Nach #unten: Weitermachen!

Armut Endlich reden wir von der Klassengesellschaft, von der Verteilung des Reichtums. Das genügt nicht. Wir müssen die Ursachen der Ungerechtigkeit abschaffen
Ausgabe 47/2018

Armut ist kein Geheimnis. Sie wird offiziell regelmäßig ermittelt. Wie das Ergebnis aussieht, welche Schlüsse daraus gezogen werden, das erklärt sich aus den jeweiligen Weltanschauungen und Interessen der Armutsermittler. Derzeit wird Armut von #unten vermessen. Erhebt jetzt die Armut ihre Stimme? Jedenfalls wird der Glaubenssatz in Frage gestellt, wonach jeder seines Glückes Schmied sei. Und selbst schuld, wenn das mit dem Glück nicht so klappt. Endlich reden wir also über: Klassengesellschaft.

Dementsprechend artikulieren sich unter dem Hashtag #unten auch Forderungen an die Politik: der Wunsch nach mehr Chancengleichheit, gerechterer Bildungspolitik, ausreichend Einkommen und nicht zuletzt jener nach einem Ende der feinen Unterschiede entlang der Herkunft, die, wenn man in der Hierarchie den falschen Platz erwischt hat, Ausgrenzung, Abwertung und Kränkung zur Folge haben. Die Politik, zumindest jene mit einem Selbstverständnis gleicher sozialer Rechte für alle, diskutiert Vermögenssteuern, Abschaffung von Hartz IV oder wenigstens der Härten davon, eine Steuerpolitik, die Ungleichheit ausgleicht – um nur wenige Beispiele zu nennen.

So schwer es in der Vergangenheit war, derartige Maßnahmen umzusetzen, so schwer bleibt es auch. Das ist kein Zufall. Es hat mit der Einhegung der politischen Handlungsmöglichkeiten im Rahmen einer Ökonomie zu tun, die der Verteilung des Reichtums enge Grenzen setzt. Sie hat nicht Wohlstand für alle, sondern Wachstum des Reichtums in privater Hand zum Zweck erkoren – ein Wachstum, dessen Anteile in einer globalen Konkurrenz errungen werden und das um seiner selbst willen stattfindet. In solch einem System zerschellen die Forderungen nach Umverteilung, wenn nicht flankierend eine ganze andere Bewegung von #unten auf die Bühne tritt: als Ausfallschritt von der „Klasse für sich“ zur „Klasse an sich“.

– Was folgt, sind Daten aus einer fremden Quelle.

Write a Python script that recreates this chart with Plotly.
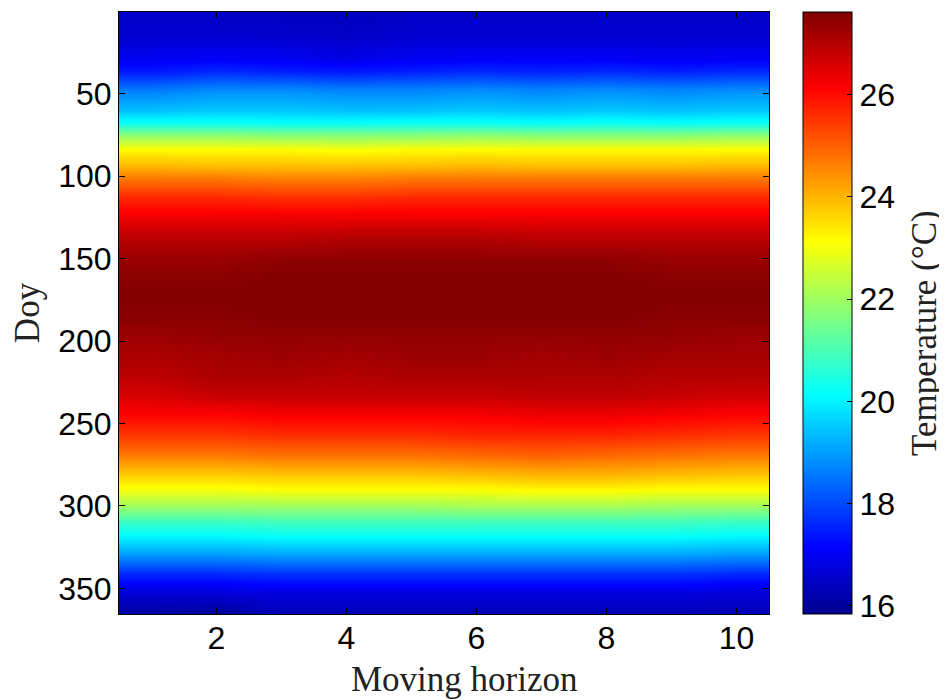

Die Differenz beider beschrieb Karl Marx so: „Die ökonomischen Verhältnisse haben zuerst die Masse der Bevölkerung in Arbeiter verwandelt. Die Herrschaft des Kapitals hat für diese Masse eine gemeinsame Situation, gemeinsame Interessen geschaffen. So ist diese Masse bereits eine Klasse gegenüber dem Kapital, aber noch nicht für sich selbst.“ Das eine ist, eine Klasse zu sein, das andere ist, sich dessen bewusst zu sein. Ersteres existiert noch, das andere ist im Neoliberalismus der vergangenen Jahrzehnte abhandengekommen, vielleicht schon früher. Und nicht zwangsläufig resultiert aus der „Klasse für sich“ eine „Klasse an sich“, ebenso wenig wie aus der „Klasse an sich“ ein emanzipatorisches Projekt folgen muss.

Wer gehört zur Klasse, die #unten ist? Strukturell weist Klasse den Individuen eine ökonomische Funktion und eine soziale Stellung zu. Es stehen sich drei große Klassen gegenüber: der Arbeiter, der gezwungen ist, seine Haut zu Markte zu tragen, da er keine Produktions- und Subsistenzmittel besitzt; der Kapitalist, der letztere besitzt und deshalb erstere für sich arbeiten lassen kann; und der Grundeigentümer, der aus dem gesellschaftlich produzierten Mehrwert seine Rente abschöpft.

Das ist eine hoch abstrakte Aufteilung, keine fertige Klassentheorie. Auch Marx bleibt hierzu fragmentarisch. Er spricht noch von der „unendlichen Zersplitterung der Interessen und Stellungen, worin die Teilung der gesellschaftlichen Arbeit die Arbeiter wie die Kapitalisten und Grundeigentümer ... spaltet“. Wir würden heute vielleicht von Schichten und Milieus sprechen, hierarchisch strukturiert und ausdifferenziert. Klar ist aber: Die Zugehörigkeit zur arbeitenden Klasse geht nicht allein in Armut auf. „Armut“ kann Elend bedeuten, muss aber nicht. Aber sie zeigt die Differenz an zwischen dem, was die Arbeiter erhalten, und dem Reichtum, den sie produzieren.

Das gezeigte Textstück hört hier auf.